The suspension springing is both firmer and shorter of travel than it used to be and that provides the bedrock on which the car’s new-found sense of understated agility is built.

The Prius has a predictable and obedient front end, good body control and good cornering balance at road speeds. At low speed, that quickened steering rack combines with a tight turning circle to make the Prius at home in tight car parks and during three-point turns.

Although there is still plenty of long-wave compliance in it, the ride is now medium-firm, a bit hollow and under-damped over little lumps and bumps and more reactive over bigger ones than the old car’s was. But ‘firmer than before’ still leaves the Prius in a pretty civilised and well-mannered place relative to the hatchback class in general.

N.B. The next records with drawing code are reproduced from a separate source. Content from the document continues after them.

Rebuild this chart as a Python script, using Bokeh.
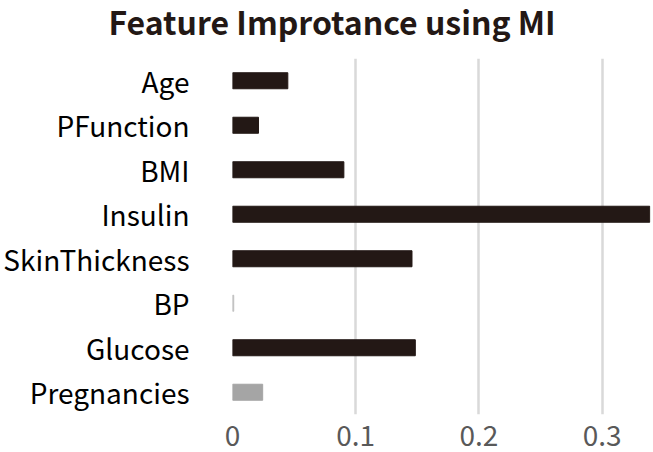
from bokeh.plotting import figure
from bokeh.models import Range1d, FactorRange, Title, ColumnDataSource
from bokeh.embed import file_html
from bokeh.resources import INLINE

features = ["Pregnancies", "Glucose", "BP", "SkinThickness", "Insulin", "BMI", "PFunction", "Age"]
mi_values = [0.0245, 0.1484, 0.001, 0.1457, 0.3387, 0.0904, 0.0211, 0.0449]
bar_colors = ["#A5A5A5", "#231815", "#BFBFBF", "#231815", "#231815", "#231815", "#231815", "#231815"]
x_ticks = [0, 0.1, 0.2, 0.3]
title_text = "Feature Improtance using MI"

FONT = "Noto Sans CJK JP"

src = ColumnDataSource(dict(feature=features, mi=mi_values, color=bar_colors))

p = figure(width=653, height=452, output_backend="svg", toolbar_location=None,
           y_range=FactorRange(*features, range_padding=0),
           x_range=Range1d(0, 0.3393),
           min_border_left=231, min_border_right=3, min_border_top=58, min_border_bottom=38)

p.hbar(y="feature", right="mi", left=0, height=0.36, fill_color="color",
       line_color="color", source=src)

p.outline_line_color = None
p.ygrid.grid_line_color = None
p.xgrid.grid_line_color = "#D9D9D9"
p.xgrid.grid_line_width = 2.5

p.xaxis.ticker = x_ticks
p.xaxis.axis_line_color = None
p.xaxis.major_tick_line_color = None
p.xaxis.minor_tick_line_color = None
p.xaxis.major_tick_out = 0
p.xaxis.major_tick_in = 0
p.xaxis.minor_tick_out = 0
p.xaxis.major_label_text_font = FONT
p.xaxis.major_label_text_font_size = "28px"
p.xaxis.major_label_text_color = "#595959"
p.xaxis.major_label_standoff = 10

p.yaxis.axis_line_color = None
p.yaxis.major_tick_line_color = None
p.yaxis.minor_tick_line_color = None
p.yaxis.major_tick_out = 0
p.yaxis.major_tick_in = 0
p.yaxis.minor_tick_out = 0
p.yaxis.major_label_text_font = FONT
p.yaxis.major_label_text_font_size = "28px"
p.yaxis.major_label_text_color = "#000000"
p.yaxis.major_label_standoff = 43

# spacer panel between the frame and the title
spacer = Title(text=" ", text_font=FONT, text_font_size="1px", standoff=19.5)
p.add_layout(spacer, "above")

t = Title(text=title_text, align="left", offset=-124,
          vertical_align="top", text_font=FONT, text_font_size="32px",
          text_font_style="bold", text_color="#231815", standoff=-20)
p.add_layout(t, "above")

open("out.html", "w").write(file_html(p, INLINE))
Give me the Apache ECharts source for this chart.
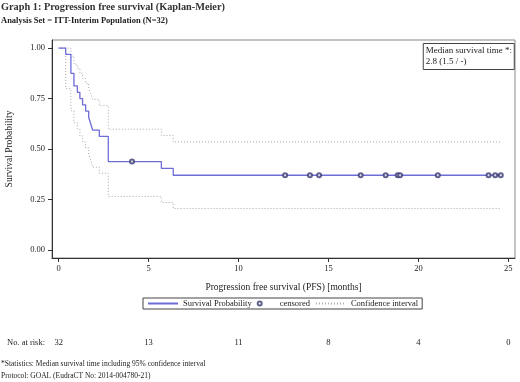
<!DOCTYPE html>
<html>
<head>
<meta charset="utf-8">
<script src="https://cdn.jsdelivr.net/npm/echarts@6/dist/echarts.min.js"></script>
<style>
  html, body { margin: 0; padding: 0; background: #fff; }
  #chart { width: 520px; height: 382px; }
</style>
</head>
<body>
<div id="chart"></div>
<script>
// Kaplan-Meier step curve (value holds from each time until the next one)
const kmTimes = [0, 0.39, 0.68, 0.85, 1.04, 1.18, 1.33, 1.5, 1.67, 1.78, 1.89, 2.26, 2.76, 5.71, 6.37, 24.58];
const kmSurv = [1, 0.969, 0.875, 0.8125, 0.781, 0.75, 0.719, 0.6875, 0.656, 0.625, 0.594, 0.5625, 0.4375, 0.404, 0.37, 0.37];
const upperCI = [1, 1, 0.96, 0.92, 0.9, 0.875, 0.85, 0.825, 0.8, 0.775, 0.745, 0.715, 0.598, 0.567, 0.535, 0.535];
const lowerCI = [1, 0.8, 0.69, 0.63, 0.6, 0.565, 0.535, 0.505, 0.475, 0.445, 0.41, 0.38, 0.265, 0.235, 0.205, 0.205];

// censored observations
const censorTimes = [4.08, 12.59, 13.97, 14.48, 16.79, 18.18, 18.85, 18.98, 21.08, 23.9, 24.27, 24.58];
const censorSurv = [0.4375, 0.37, 0.37, 0.37, 0.37, 0.37, 0.37, 0.37, 0.37, 0.37, 0.37, 0.37];

// axis ticks and number at risk
const xTicks = [0, 5, 10, 15, 20, 25];
const atRisk = [32, 13, 11, 8, 4, 0];
const yTicks = [0, 0.25, 0.5, 0.75, 1];

const serif = 'Liberation Serif';
const pair = (xs, ys) => xs.map((x, i) => [x, ys[i]]);

const chart = echarts.init(document.getElementById('chart'));

chart.setOption({
  backgroundColor: '#fff',
  animation: false,
  textStyle: { fontFamily: serif, color: '#222' },
  title: [
    {
      text: 'Graph 1: Progression free survival (Kaplan-Meier)',
      left: 1, top: 2, padding: 0,
      textStyle: { fontFamily: serif, fontSize: 10.3, fontWeight: 'bold', color: '#333' },
    },
    {
      text: 'Analysis Set = ITT-Interim Population (N=32)',
      left: 1, top: 16, padding: 0,
      textStyle: { fontFamily: serif, fontSize: 8.5, fontWeight: 'bold', color: '#222' },
    },
    {
      text: 'Median survival time *:\n2.8 (1.5 / -)',
      right: 5, top: 43, padding: [2, 3, 3, 3],
      borderColor: '#444', borderWidth: 1, backgroundColor: '#fff',
      textStyle: { fontFamily: serif, fontSize: 9, fontWeight: 'normal', color: '#222', lineHeight: 11 },
    },
  ],
  legend: {
    left: 143, top: 298,
    padding: [1, 4, 1, 4],
    borderColor: '#444', borderWidth: 1,
    itemWidth: 30, itemHeight: 4, itemGap: 5,
    textStyle: { fontFamily: serif, fontSize: 8.5, color: '#222' },
    data: [
      { name: 'Survival Probability', itemStyle: { opacity: 0 } },
      { name: 'censored' },
      { name: 'Confidence interval', itemStyle: { opacity: 0 } },
    ],
  },
  grid: {
    left: 52, right: 5, top: 40, bottom: 124,
    outerBoundsMode: 'none', containLabel: false,
    show: true, borderColor: '#888', borderWidth: 1,
  },
  xAxis: [
    {
      type: 'value', min: -0.37, max: 25.37,
      name: 'Progression free survival (PFS) [months]',
      nameLocation: 'middle', nameGap: 24,
      nameTextStyle: { fontFamily: serif, fontSize: 9.5, color: '#222' },
      axisLine: { onZero: false, lineStyle: { color: '#333' } },
      axisTick: { show: true, length: 4, customValues: xTicks, lineStyle: { color: '#333' } },
      axisLabel: { customValues: xTicks, margin: 6, fontFamily: serif, fontSize: 8.5, color: '#222' },
      splitLine: { show: false },
    },
    {
      type: 'value', min: -0.37, max: 25.37, position: 'bottom', offset: 80,
      axisLine: { show: false },
      axisTick: { show: false },
      axisLabel: {
        customValues: xTicks, margin: 0, fontFamily: serif, fontSize: 8.5, color: '#222',
        formatter: (v) => String(atRisk[xTicks.indexOf(v)]),
      },
      splitLine: { show: false },
    },
  ],
  yAxis: {
    type: 'value', min: -0.04, max: 1.04,
    name: 'Survival Probability',
    nameLocation: 'middle', nameGap: 38, nameRotate: 90,
    nameTextStyle: { fontFamily: serif, fontSize: 9.5, color: '#222' },
    axisLine: { show: true, onZero: false, lineStyle: { color: '#333' } },
    axisTick: { show: true, length: 4, customValues: yTicks, lineStyle: { color: '#333' } },
    axisLabel: { customValues: yTicks, margin: 7, fontFamily: serif, fontSize: 8.5, color: '#222', formatter: (v) => v.toFixed(2) },
    splitLine: { show: false },
  },
  graphic: [
    { type: 'text', left: 7, top: 338, style: { text: 'No. at risk:', font: '8.5px "Liberation Serif"', fill: '#222' } },
    { type: 'text', left: 1, top: 360, style: { text: '*Statistics: Median survival time including 95% confidence interval', font: '7.5px "Liberation Serif"', fill: '#222' } },
    { type: 'text', left: 1, top: 372, style: { text: 'Protocol: GOAL (EudraCT No: 2014-004780-21)', font: '7.5px "Liberation Serif"', fill: '#222' } },
  ],
  series: [
    {
      name: 'Confidence interval', type: 'line', step: 'end', symbol: 'none',
      lineStyle: { color: '#a8a8a8', width: 1, type: [1, 2] },
      itemStyle: { color: '#a8a8a8' },
      data: pair(kmTimes, upperCI), z: 1,
    },
    {
      name: 'Confidence interval', type: 'line', step: 'end', symbol: 'none',
      lineStyle: { color: '#a8a8a8', width: 1, type: [1, 2] },
      itemStyle: { color: '#a8a8a8' },
      data: pair(kmTimes, lowerCI), z: 1,
    },
    {
      name: 'Survival Probability', type: 'line', step: 'end', symbol: 'none',
      lineStyle: { color: '#6d6dd8', width: 1.3 },
      itemStyle: { color: '#6d6dd8' },
      data: pair(kmTimes, kmSurv), z: 2,
    },
    {
      name: 'censored', type: 'scatter', symbol: 'emptyCircle', symbolSize: 4,
      itemStyle: { color: '#3a3a72', borderColor: '#3a3a72', borderWidth: 0.8 },
      data: pair(censorTimes, censorSurv), z: 3,
    },
  ],
});
</script>
</body>
</html>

An encouraging dynamic showing extends as far as giving the new Prius a firm grip on the road and decent body control when you extend it to extremes. On track, there is more body roll to report through corners than you get on the road, although not too much of it and not enough to corrupt your line.

The car turns in crisply and goes where it’s pointed, with decent balance and surprisingly little in the way of understeer, even when driven hard.

Challenging lumps and bumps confirm the suspicion that the car could be better damped, because the body tends to fidget and pitch several times in response to one good-sized vertical disturbance.

The powertrain and braking systems let the side down a little. The powertrain runs short of torque as the battery becomes hot and depleted, and the brakes have little progressive feel to help you stop the car smoothly. But at least the chassis now deserves better.